• _Your task_
Below are some records. Output the lines from the first one through the line that holds "FONT = ['Liberation Sans', 'DejaVu Sans']", exactly as written, with no pictures.

• _Material supplied_
* * * *

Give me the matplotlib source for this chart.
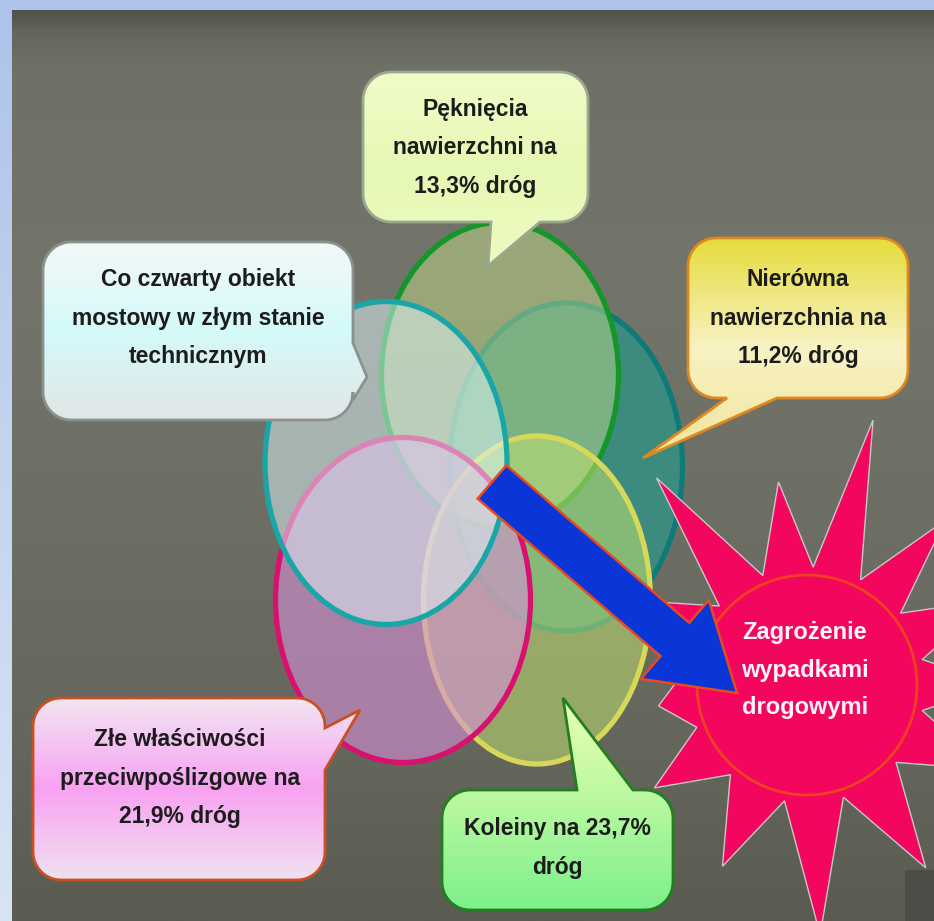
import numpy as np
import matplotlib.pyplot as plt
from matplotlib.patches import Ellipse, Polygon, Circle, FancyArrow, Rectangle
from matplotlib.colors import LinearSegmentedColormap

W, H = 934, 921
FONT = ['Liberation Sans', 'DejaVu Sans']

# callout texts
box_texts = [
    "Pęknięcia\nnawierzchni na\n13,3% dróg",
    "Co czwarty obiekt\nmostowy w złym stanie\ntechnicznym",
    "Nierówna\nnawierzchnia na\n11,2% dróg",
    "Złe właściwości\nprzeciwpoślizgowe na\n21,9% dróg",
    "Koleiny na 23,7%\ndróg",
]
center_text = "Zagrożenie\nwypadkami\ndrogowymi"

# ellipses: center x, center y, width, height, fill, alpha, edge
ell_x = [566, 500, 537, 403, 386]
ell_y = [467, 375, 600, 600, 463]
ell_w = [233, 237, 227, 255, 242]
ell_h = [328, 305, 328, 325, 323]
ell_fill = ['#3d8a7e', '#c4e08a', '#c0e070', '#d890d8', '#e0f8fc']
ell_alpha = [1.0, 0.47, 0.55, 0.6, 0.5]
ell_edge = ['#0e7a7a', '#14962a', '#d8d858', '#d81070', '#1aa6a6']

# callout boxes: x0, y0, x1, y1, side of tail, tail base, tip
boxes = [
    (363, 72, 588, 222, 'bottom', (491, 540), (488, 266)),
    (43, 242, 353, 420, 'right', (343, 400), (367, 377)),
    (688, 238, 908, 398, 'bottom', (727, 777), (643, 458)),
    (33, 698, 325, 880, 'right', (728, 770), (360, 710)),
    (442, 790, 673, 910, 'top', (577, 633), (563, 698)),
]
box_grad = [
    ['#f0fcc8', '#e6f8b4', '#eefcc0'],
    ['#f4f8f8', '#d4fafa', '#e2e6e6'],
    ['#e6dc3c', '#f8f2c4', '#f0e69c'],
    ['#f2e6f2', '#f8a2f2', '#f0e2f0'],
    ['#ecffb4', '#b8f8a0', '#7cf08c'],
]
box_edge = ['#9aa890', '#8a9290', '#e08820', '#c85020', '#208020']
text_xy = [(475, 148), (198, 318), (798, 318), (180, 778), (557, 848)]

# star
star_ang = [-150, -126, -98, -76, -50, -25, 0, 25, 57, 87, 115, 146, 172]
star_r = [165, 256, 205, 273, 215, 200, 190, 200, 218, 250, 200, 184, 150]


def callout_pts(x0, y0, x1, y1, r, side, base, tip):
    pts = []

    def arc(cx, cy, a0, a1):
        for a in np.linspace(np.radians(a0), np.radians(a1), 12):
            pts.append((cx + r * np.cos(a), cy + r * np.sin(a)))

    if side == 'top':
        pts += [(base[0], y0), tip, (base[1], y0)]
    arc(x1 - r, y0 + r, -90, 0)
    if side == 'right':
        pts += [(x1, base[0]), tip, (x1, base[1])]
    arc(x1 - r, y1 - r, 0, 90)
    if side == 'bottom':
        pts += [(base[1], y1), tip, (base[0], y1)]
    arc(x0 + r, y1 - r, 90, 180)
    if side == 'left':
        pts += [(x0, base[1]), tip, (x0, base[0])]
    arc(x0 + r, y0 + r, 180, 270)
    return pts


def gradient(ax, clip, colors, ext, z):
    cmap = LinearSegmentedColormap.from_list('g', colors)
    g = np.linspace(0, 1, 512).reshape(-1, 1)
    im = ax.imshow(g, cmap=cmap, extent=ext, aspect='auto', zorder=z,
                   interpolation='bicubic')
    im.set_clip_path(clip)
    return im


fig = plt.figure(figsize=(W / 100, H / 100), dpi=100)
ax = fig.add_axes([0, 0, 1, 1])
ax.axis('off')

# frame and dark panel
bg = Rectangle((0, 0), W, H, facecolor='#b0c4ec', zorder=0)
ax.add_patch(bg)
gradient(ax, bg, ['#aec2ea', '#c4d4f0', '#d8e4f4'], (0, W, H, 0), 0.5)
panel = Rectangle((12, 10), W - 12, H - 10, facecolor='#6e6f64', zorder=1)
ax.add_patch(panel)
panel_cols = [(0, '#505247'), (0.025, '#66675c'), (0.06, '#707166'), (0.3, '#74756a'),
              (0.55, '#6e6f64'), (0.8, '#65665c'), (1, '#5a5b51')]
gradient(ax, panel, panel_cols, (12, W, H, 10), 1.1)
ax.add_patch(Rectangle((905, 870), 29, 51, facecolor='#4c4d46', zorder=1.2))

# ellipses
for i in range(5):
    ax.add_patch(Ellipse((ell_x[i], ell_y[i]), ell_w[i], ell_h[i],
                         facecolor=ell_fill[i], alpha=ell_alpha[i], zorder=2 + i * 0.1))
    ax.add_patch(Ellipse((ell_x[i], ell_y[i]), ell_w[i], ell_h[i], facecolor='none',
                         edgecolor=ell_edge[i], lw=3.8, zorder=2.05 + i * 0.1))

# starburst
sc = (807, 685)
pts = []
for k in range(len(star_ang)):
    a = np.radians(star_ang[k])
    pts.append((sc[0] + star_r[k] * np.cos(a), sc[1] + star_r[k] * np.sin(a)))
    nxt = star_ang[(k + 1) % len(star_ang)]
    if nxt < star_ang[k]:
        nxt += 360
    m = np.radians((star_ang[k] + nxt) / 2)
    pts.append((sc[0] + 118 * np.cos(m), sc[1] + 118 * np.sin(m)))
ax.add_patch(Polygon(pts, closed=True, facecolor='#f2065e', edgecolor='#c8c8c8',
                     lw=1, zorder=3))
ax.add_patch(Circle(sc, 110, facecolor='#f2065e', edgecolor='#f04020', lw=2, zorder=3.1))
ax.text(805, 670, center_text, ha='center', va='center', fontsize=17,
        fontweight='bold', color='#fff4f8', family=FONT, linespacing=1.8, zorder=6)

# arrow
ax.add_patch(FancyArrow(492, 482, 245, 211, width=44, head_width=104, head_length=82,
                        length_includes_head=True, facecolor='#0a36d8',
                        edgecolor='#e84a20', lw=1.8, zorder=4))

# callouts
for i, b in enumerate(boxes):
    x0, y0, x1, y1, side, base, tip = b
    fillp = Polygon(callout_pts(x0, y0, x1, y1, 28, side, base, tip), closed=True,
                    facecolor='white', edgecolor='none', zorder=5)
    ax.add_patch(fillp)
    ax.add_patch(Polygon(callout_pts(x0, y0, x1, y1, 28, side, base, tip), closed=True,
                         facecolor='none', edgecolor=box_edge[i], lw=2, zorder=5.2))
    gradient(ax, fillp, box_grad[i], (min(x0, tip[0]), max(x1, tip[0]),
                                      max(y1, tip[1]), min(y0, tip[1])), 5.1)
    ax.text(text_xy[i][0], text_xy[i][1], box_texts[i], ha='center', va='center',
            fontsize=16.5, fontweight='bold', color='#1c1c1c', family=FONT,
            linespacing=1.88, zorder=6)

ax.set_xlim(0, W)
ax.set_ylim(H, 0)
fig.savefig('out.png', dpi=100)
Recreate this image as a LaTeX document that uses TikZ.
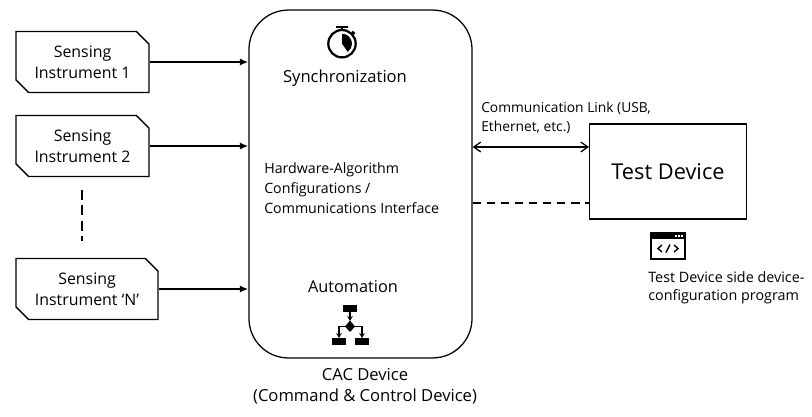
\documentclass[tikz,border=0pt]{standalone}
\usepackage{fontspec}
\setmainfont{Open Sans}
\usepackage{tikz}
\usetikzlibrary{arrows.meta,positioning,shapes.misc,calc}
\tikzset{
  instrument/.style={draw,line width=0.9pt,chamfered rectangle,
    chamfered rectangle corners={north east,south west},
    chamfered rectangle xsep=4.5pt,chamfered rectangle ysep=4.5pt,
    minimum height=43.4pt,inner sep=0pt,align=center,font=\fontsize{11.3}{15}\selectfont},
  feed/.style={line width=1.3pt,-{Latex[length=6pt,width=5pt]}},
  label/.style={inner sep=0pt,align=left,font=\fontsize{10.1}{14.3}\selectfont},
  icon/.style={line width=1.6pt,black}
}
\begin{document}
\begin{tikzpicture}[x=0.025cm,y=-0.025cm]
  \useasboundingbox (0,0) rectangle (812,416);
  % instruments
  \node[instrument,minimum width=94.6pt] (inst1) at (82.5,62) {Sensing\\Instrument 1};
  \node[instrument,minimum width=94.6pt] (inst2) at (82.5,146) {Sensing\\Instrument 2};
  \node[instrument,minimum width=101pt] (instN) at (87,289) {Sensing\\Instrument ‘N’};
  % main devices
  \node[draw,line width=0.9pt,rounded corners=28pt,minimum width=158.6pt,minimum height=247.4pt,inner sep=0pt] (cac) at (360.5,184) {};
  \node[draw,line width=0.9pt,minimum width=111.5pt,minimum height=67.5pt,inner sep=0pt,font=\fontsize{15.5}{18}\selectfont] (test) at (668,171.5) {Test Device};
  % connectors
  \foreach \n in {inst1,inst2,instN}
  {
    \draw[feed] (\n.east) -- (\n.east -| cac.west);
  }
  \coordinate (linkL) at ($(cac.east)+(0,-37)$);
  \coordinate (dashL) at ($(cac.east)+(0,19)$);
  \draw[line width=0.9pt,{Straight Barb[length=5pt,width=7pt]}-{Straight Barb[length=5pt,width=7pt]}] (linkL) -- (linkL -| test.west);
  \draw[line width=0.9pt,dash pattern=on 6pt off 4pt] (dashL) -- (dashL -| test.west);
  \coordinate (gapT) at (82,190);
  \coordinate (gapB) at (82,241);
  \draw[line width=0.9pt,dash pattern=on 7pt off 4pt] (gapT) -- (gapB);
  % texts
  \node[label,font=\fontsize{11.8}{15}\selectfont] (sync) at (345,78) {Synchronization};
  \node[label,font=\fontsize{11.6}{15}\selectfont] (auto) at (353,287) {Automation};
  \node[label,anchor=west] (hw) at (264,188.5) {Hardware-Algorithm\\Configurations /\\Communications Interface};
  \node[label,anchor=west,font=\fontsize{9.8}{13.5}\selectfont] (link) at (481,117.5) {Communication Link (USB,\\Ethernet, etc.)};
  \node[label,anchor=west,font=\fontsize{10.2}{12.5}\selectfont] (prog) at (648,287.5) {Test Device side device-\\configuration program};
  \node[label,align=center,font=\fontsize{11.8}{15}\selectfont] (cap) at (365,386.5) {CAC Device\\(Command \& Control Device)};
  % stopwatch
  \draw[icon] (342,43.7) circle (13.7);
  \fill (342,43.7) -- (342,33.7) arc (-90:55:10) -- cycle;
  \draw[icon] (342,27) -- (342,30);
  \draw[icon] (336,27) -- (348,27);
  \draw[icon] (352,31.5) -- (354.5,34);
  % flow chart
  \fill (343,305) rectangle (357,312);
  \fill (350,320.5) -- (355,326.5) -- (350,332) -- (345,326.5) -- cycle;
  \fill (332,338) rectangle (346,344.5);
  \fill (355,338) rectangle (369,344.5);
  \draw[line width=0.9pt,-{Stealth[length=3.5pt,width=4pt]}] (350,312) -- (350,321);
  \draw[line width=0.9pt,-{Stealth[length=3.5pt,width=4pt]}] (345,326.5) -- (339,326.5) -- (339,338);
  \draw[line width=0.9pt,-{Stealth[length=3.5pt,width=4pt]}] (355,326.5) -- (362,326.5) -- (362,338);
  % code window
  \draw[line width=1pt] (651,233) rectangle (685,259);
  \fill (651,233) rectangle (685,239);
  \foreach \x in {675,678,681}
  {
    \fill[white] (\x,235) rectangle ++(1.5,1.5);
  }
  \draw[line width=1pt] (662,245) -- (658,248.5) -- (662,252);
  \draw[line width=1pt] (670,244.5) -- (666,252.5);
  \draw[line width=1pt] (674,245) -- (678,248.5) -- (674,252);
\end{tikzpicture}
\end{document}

* * * *

• _Correct result_
Give me the matplotlib source for this chart.
import numpy as np
import matplotlib.pyplot as plt
from matplotlib.patches import Ellipse, Polygon, Circle, FancyArrow, Rectangle
from matplotlib.colors import LinearSegmentedColormap

W, H = 934, 921
FONT = ['Liberation Sans', 'DejaVu Sans']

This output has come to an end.